No region shows in June a PMP higher than the 60-days threshold, the limit from which the Ministry of Finance begins to apply the measures provided for in the stability regulations. In addition, there are only two regions that fail to comply with the 30-days threshold.

Figure 4. Average payment time (PMP) by region (number of days)

The outstanding volume of commercial debt is estimated at 3,425.36 million euros, equivalent to 0.28% of the national GDP. This represents an increase of 669.58 million euros compared to the previous month, in line with the rebound in commercial debt that historically we usually see in the sixth month of the year. Despite the increase observed in June, the volume of total commercial debt remains close to the minimum value of the series published since April 2018. The main cause of this decrease is the establishment of liquidity measures that in favor of the Autonomous Communities have implemented the State. This set of measures is allowing that the levels of commercial debt and PMP of the regions have not been affected by the health crisis.

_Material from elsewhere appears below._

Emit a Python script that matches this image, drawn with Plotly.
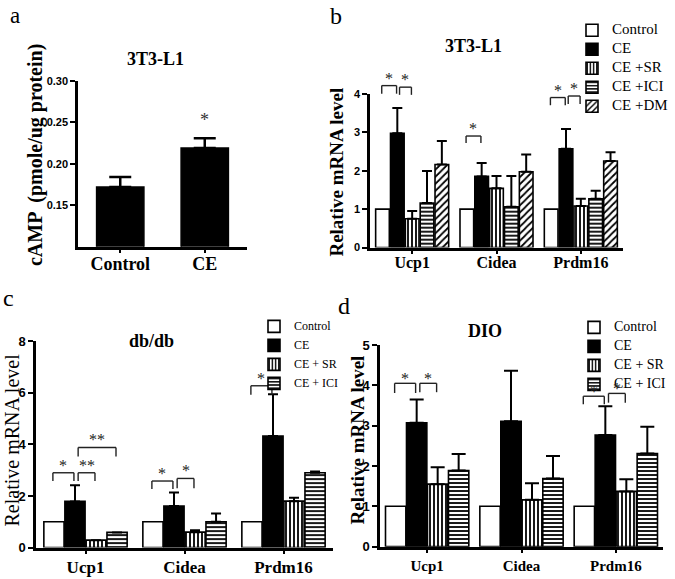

Regarding the PMP of local corporations, local entities show a PMP at 60.46 days in the sixth month of the year, 5.57 days less than with respect to the first quarter of 2021. If those local entities with an excessive PMP are not taken into account (those with a PMP above 60 days), which would represent 9.87% of the entities that present information on the subsector, the Average Payment Time would decline up to 20.50 days in the second quarter for the entire local entities’ subsector, a figure clearly well within the legal limit.